El problema ni soy yo ni lo eres tú, así por separado. Tampoco lo somos nosotros cuando somos nosotros, es decir, si se da el milagro cósmico de juntarnos en la misma dimensión del tiempo y en la misma dimensión del espacio. El problema no es este ni aquel ni lo son esos de ahí ni mucho menos lo es él, al que finjo despreciar para hacer creer así que su existencia no me la puede sudar más. Puedo alargar este párrafo con todos los pronombres que le caben a un diccionario y seguiríamos igual. Porque el problema es siempre el mismo. El problema es la gente, que es gilipollas.
Si bien es cierto que el español medio es gilipollas todo el año, es de justicia señalar una época del año cómo epítome de la gilipollez ajena, donde nuestro compatriota eleva su condición de imbécil integral a su máxima potencia. Semana Santa, por supuesto. La fiesta del tumulto, del estar pegados sin saber muy bien por qué. Me pregunto cómo verán desde fuera eso de gente y más gente agolpándose en las calles, casi subidos unos encima de otros, para ver pasear muñecos de cera, feos como ellos solos, que provocan pesadillas en los niños y pudor en los adultos; gente vestida del Ku Klux Klan cuya sola presencia avergonzaría a cualquiera con un mínimo de sensibilidad y de conciencia histórica, pero qué le vas a pedir a un país orgulloso de su ignorancia y que bajo el concepto de “tradición” legitima cualquier superchería carpetovetónica. Confieso que este año he sentido un perverso placer al saber suspendidas las procesiones de Sevilla, viendo esas divertidísimas lágrimas de los magufos de turno soltando los cuatro topicazos de cada año -“esto es un sentimiento muy grande que no se puede explicar”, “todo el año esperando para este momento”- ay, criaturitas. Son entrañables, no me digan que no. Gilipollas, pero entrañables.
Pero no sólo de procesiones vive la gilipollez semanasantera, la cosa también afecta a la mitad pagana y agnóstica del país. España entera sufre de jaranafilia, esa psicótica necesidad de ir a lugares llenos de gente y de ruido, y, en consecuencia, contribuir a contaminar estos destinos con más gente y más ruido. La gente y el ruido, enemigos siempre del progreso. Somos un país muy paleto y muy hortera. Todo es playita, solecito, terracita, vinitos… la estrecha relación entre los diminutivos y ser un gilipollitas.

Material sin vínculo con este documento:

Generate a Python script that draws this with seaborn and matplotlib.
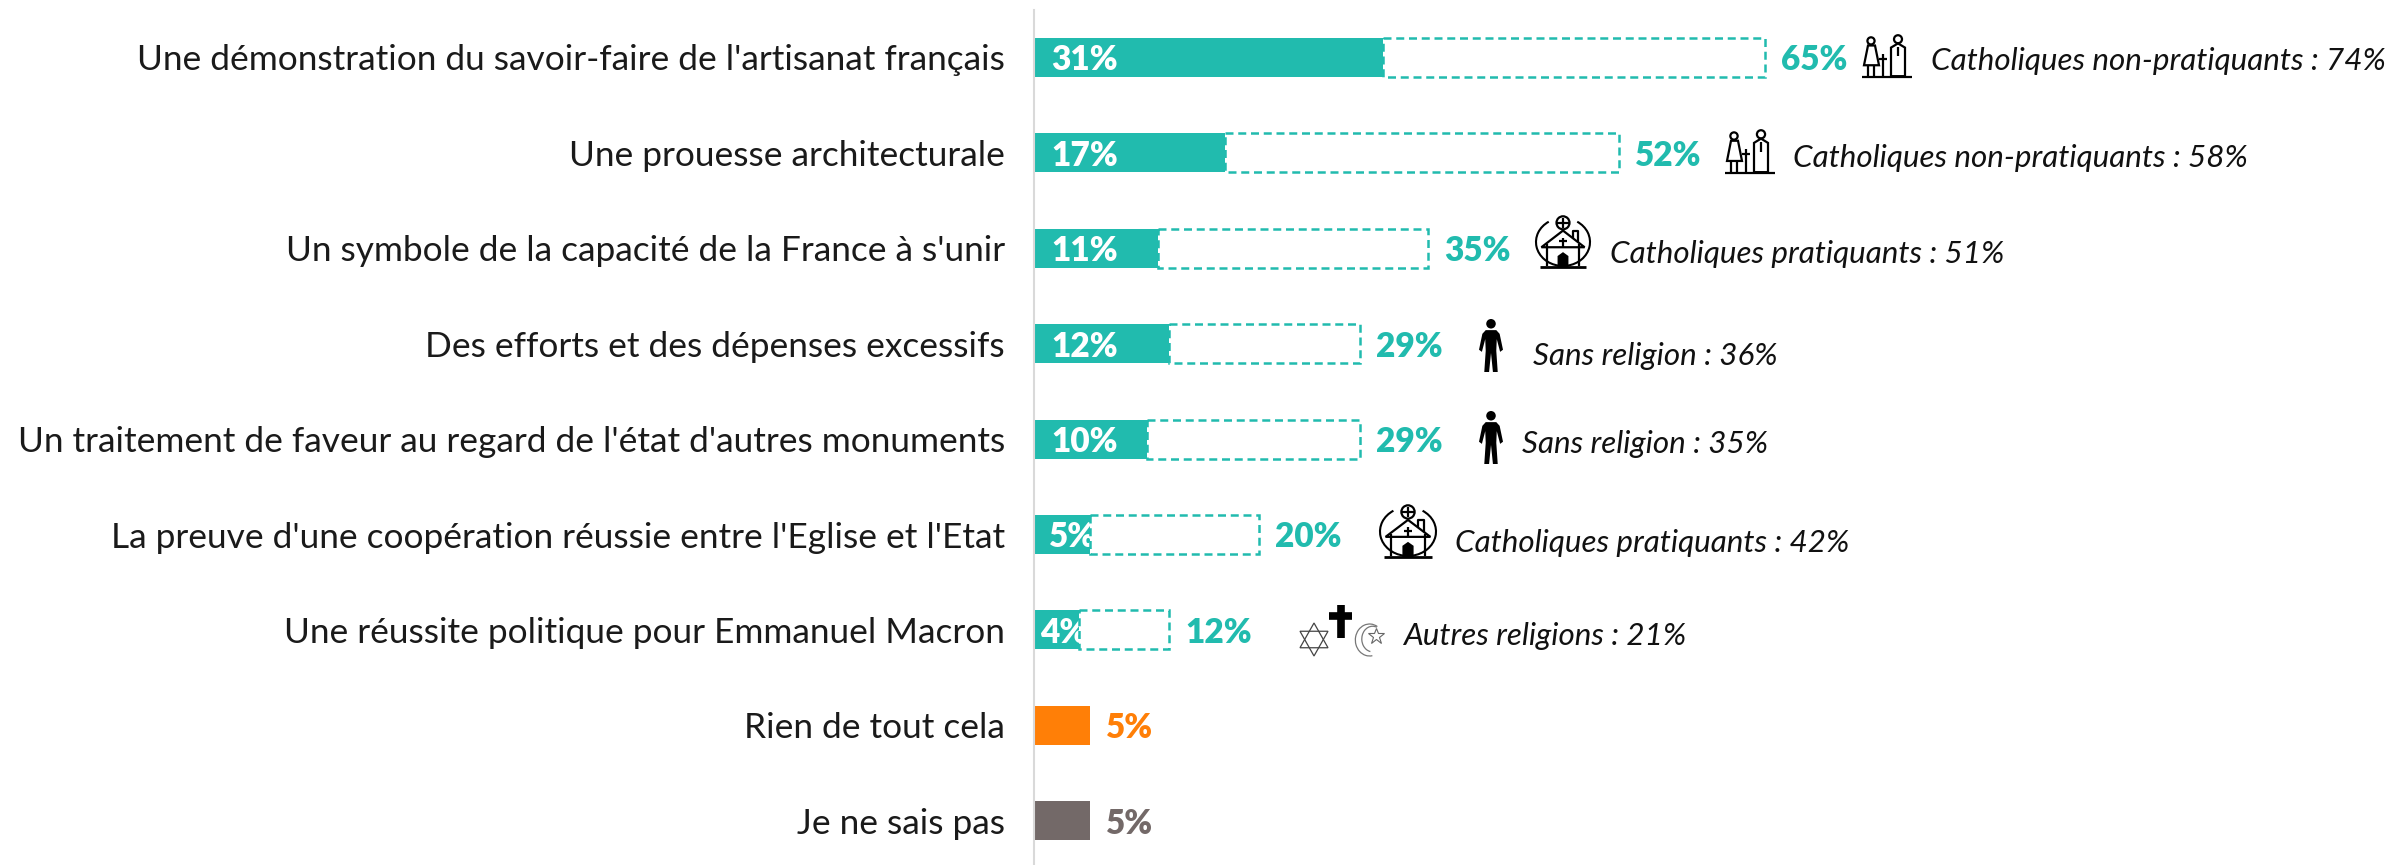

También es en Semana Santa -¿Santa para quién?- cuando da inicio la temporada de festivales. Los festivales de música, infierno para los que somos amantes de la música de verdad y paraíso para jaranófilos, drogadictos, apasionados del tumulto y adúlteros y rijosos en general. En su descargo les concederemos el honor de ser un poquito más inteligentes que los de las procesiones, pero tampoco mucho más. Ir a un festival supone dormir poco y mal, ver grupos que ni conoces ni te interesan, flotar en una resaca continua la cual sólo se combate con más alcohol, hacer muchas fotos y muchos vídeos de calidad cuestionable todo el rato, dejarse un dineral en garrafón y cenas de foodtruck que no resistirían el primer control de calidad sanitario. En definitiva, empalmar extravagancias durante tres días que jamás te plantearías siquiera -afortunadamente- hacer un fin de semana pongamos de febrero, y todo para poder llegar el lunes al trabajo y decir buah, brutal el festi, muy muy guay. Intentar dar envidia es el deporte nacional que vertebra España.
Y así pasa, que entre procesiones, playitas y festis muy muy guays que en realidad no lo son tanto llega el domingo, y los 47 millones de españoles coincidimos en autopistas y carreteras a lo largo y ancho de esta piel de toro nuestra que tanto duele. ¿Pero quién coño les mandará coger el coche cada vez que hay ocasión? ¿no saben que la mayoría de desgracias del ser humano suceden por su santa manía de no quedarse quietecito en casa? No lo saben, no, qué hostias van a saber, si somos un país de ignorantes semianalfabetos. ¡Que estáis aborregados, coño, todos como ovejas siguiendo al rebaño!
Reflexiono todo esto inmerso en un kilométrico atasco en la A-6. Aprovecho el momento de desesperación y espera para escribir este texto. Algo bueno tendría que tener la estupidez ajena. Mientras tecleo en mi móvil me pasa por la cabeza decirle a quien conduce que coja la primera salida y dé media vuelta rumbo Lisboa. Que le den por culo a la gente, a Madrid, al tumulto y al solecito. Ve uno las noticias, echa un ojo a lo que hay a su alrededor y le dan ganas de exiliarse a Portugal. Qué cantidad de palurdos. Qué asco la gente. Yo soy diferente a ellos, yo soy especial. El infierno siempre son los otros.